The Army’s interest in aeronautics began with the Wright brothers’ first flight on December 17, 1903. Although they weren’t convinced of the viability of commercial air travel, as the trip lasted only 59 seconds and reached a distance of 852 feet, their interest in the Wright brothers was renewed several years later.
At the behest of President Theodore Roosevelt, the U.S. Signal Corps advertised for open bids to contract and fly a plane. Based on performance specifications and design, the Wright brothers were the only responsible bid and, if they could meet the specifications in actual flight trials, the price of the airplane was settled at $25,000.
At the Aeronautical Division’s inception in August, the division had just three people, Captain Charles deForest Chandler (an experienced balloonist) and two enlisted men, but no airplane. The plane’s contract was awarded to Wilbur and Orville Wright (Wright Brothers, 1127 West Third Street, Dayton, OH) by Captain Charles S. Wallace, on behalf of the United States of America, on December 23, 1907.
In accordance with Signal Corps Specification No. 486 (two pages long), the plane needed to be able to carry two people a distance of 125 miles at a speed of at least 40 miles per hour and stay aloft for at least one hour. It also needed to be steerable, without difficulty, in all directions, land undamaged and be easily disassembled and transportable.
Flight trials began at Fort Myer in late summer of 1908. This first flight, however, was unsuccessful.
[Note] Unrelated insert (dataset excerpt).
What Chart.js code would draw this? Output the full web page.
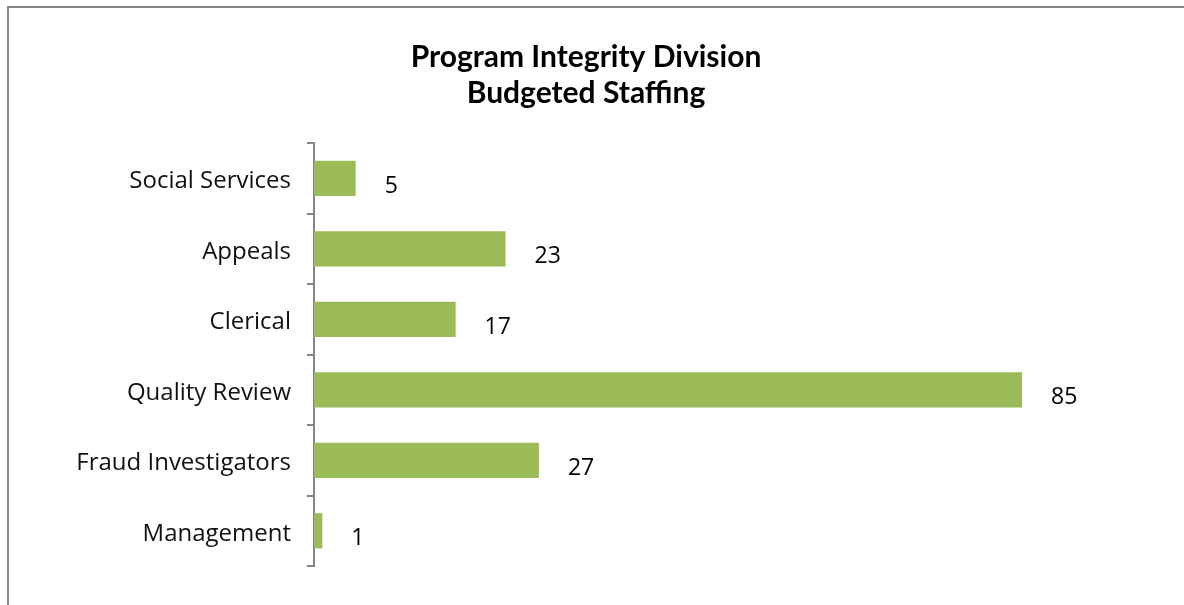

The plane crashed, injuring pilot Orville Wright and causing fatal injuries to Army observer First Lieutenant Thomas Selfridge. The Aeronautical Division purchased an airship, Signal Corps Dirigible No. 1, from balloonist Thomas Baldwin as well in 1908.
Trials resumed at Fort Myer in 1909 and over a several week span the Wright brothers fulfilled each of the Signal Corps requirements, including an average speed of 42.5 miles per hour. In accordance with the contract’s 10-percent bonus for each mile over the stated 40, the brothers earned a $5,000 bonus, which brought the purchase price of the plane to $30,000.
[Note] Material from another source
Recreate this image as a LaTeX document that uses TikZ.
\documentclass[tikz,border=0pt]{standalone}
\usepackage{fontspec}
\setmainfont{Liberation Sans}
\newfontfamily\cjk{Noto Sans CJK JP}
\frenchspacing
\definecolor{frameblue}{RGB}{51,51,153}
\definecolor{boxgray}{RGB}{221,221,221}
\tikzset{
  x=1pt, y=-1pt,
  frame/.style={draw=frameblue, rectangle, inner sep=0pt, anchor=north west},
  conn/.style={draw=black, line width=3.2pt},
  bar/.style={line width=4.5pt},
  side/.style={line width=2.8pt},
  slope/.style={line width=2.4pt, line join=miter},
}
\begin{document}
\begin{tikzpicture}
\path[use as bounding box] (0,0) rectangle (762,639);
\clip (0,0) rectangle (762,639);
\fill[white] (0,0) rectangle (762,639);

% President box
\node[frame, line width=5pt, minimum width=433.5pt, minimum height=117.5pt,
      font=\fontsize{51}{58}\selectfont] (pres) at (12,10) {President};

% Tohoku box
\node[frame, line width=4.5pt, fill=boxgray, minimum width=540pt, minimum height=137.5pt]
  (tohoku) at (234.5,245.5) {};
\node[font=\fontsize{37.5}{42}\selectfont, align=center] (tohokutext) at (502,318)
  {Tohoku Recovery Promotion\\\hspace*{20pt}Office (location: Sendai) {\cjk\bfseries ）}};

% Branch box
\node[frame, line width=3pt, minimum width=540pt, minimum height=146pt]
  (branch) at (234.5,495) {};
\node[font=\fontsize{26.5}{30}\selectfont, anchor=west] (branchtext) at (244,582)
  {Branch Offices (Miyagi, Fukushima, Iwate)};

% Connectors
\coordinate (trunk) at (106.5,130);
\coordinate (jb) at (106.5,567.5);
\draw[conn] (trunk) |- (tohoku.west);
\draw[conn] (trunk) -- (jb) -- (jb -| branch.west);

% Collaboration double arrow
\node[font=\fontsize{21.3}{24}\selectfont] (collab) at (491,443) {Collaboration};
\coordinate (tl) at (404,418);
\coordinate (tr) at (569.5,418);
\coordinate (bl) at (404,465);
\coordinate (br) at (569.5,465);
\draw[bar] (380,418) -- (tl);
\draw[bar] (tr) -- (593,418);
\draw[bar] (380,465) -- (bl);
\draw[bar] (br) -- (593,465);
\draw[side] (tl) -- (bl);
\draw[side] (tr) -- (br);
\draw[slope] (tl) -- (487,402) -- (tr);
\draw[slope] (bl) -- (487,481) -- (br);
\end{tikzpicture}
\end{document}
In 1909, the Wright brothers presented an entirely new airplane to the Army, which they purchased and used from 1909-1910 to train test pilots. In 1911, after acquiring other aircraft, they donated Signal Corps No. 1, commonly known as the “Wright Military Flyer,” to the Smithsonian Institute. It was the world’s first military airplane.
The Aeronautical Division was renamed the Air Division on October 1, 1917 and was transferred from the Signal Corps to the Army Air Service in May of 1918.
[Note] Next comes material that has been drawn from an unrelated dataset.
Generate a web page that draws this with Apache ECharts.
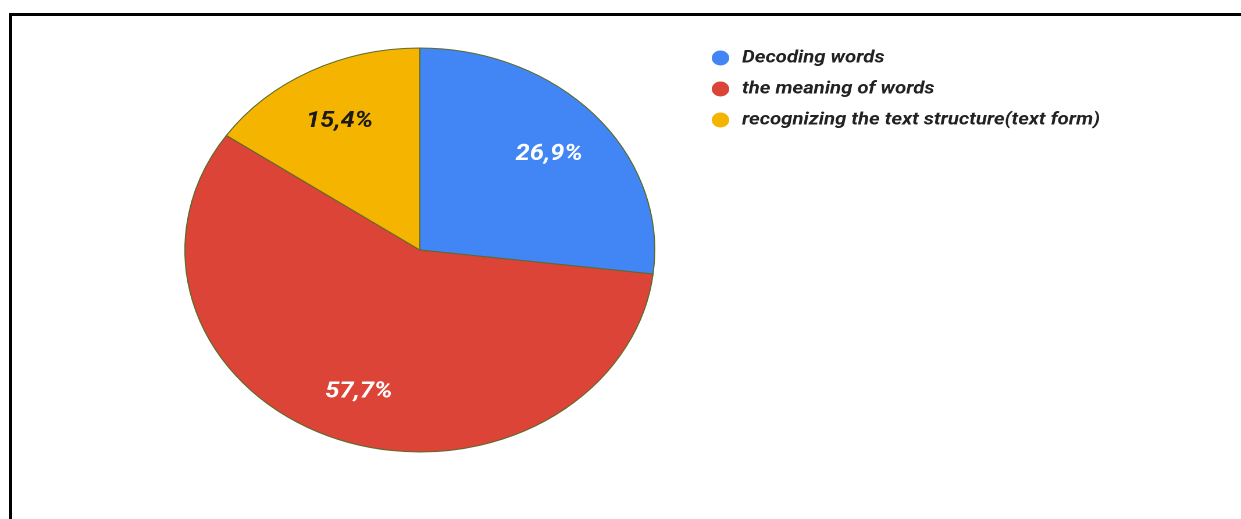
<!DOCTYPE html>
<html>
<head>
<meta charset="utf-8">
<script src="https://cdn.jsdelivr.net/npm/echarts@6/dist/echarts.min.js"></script>
<style>
  html, body { margin: 0; padding: 0; background: #fff; overflow: hidden; }
  #frame {
    position: absolute; left: 9px; top: 13px; width: 1240px; height: 520px;
    border-top: 3px solid #000; border-left: 3px solid #000; box-sizing: border-box;
  }
  /* the pie is drawn wider than it is tall */
  #chart {
    position: absolute; left: 0; top: 0; width: 1067px; height: 519px;
    transform-origin: 0 0; transform: scaleX(1.163);
  }
</style>
</head>
<body>
<div id="frame"></div>
<div id="chart"></div>
<script>
const categories = ['Decoding words', 'the meaning of words', 'recognizing the text structure(text form)'];
const shares = [26.9, 57.7, 15.4];
const colors = ['#4285f4', '#db4437', '#f4b400'];
const labelColors = ['#ffffff', '#ffffff', '#1a1a1a'];

const fmt = v => v.toFixed(1).replace('.', ',') + '%';
const data = categories.map((name, i) => ({ name, value: shares[i] }));

const chart = echarts.init(document.getElementById('chart'), null, { renderer: 'canvas', devicePixelRatio: 2 });
chart.setOption({
  animation: false,
  color: colors,
  legend: {
    orient: 'vertical',
    left: 607,
    top: 44,
    icon: 'circle',
    itemWidth: 15,
    itemHeight: 15,
    itemGap: 13,
    data: categories,
    itemStyle: { borderWidth: 0 },
    textStyle: {
      fontFamily: 'Roboto', fontSize: 17.5, lineHeight: 17, fontWeight: 'bold', fontStyle: 'italic',
      color: '#222', padding: [0, 0, 0, 6]
    }
  },
  series: [
    {
      type: 'pie',
      center: [361, 250],
      radius: [0, 202],
      startAngle: 90,
      clockwise: true,
      silent: true,
      data: data,
      itemStyle: { borderColor: '#5c6b2e', borderWidth: 1 },
      label: { show: false },
      labelLine: { show: false }
    },
    {
      // label ring: places the percentages at about 72% of the radius
      type: 'pie',
      center: [361, 253],
      radius: [89, 202],
      startAngle: 90,
      clockwise: true,
      silent: true,
      legendHoverLink: false,
      data: data.map((d, i) => ({
        name: d.name, value: d.value,
        label: { color: labelColors[i] }
      })),
      itemStyle: { color: 'rgba(0,0,0,0)', borderWidth: 0 },
      label: {
        show: true, position: 'inside',
        formatter: p => fmt(p.value),
        fontFamily: 'Roboto', fontSize: 22, fontWeight: 'bold', fontStyle: 'italic'
      },
      labelLine: { show: false }
    }
  ]
});
</script>
</body>
</html>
General William Mitchell, along with other leaders of the Air Service, called out for an independent air force after World War I, claiming they should be a separate striking force. Although this was shot down by Congress and many Army leaders, the Army Air Service became a separate combat arm, giving them status equal to cavalry, infantry and artillery. On July 2, 1926, they were re-designated as the Army Air Corps. And in 1941, Army Air Corps merged with other air elements of the Army and became the Army Air Forces, making them co-equal with the Army Service Forces and Army Ground Forces.
The Army Air Forces were dissolved in 1947 when aviators and their advocates finally gained their independence as a separate branch and the United States Air Force was formed.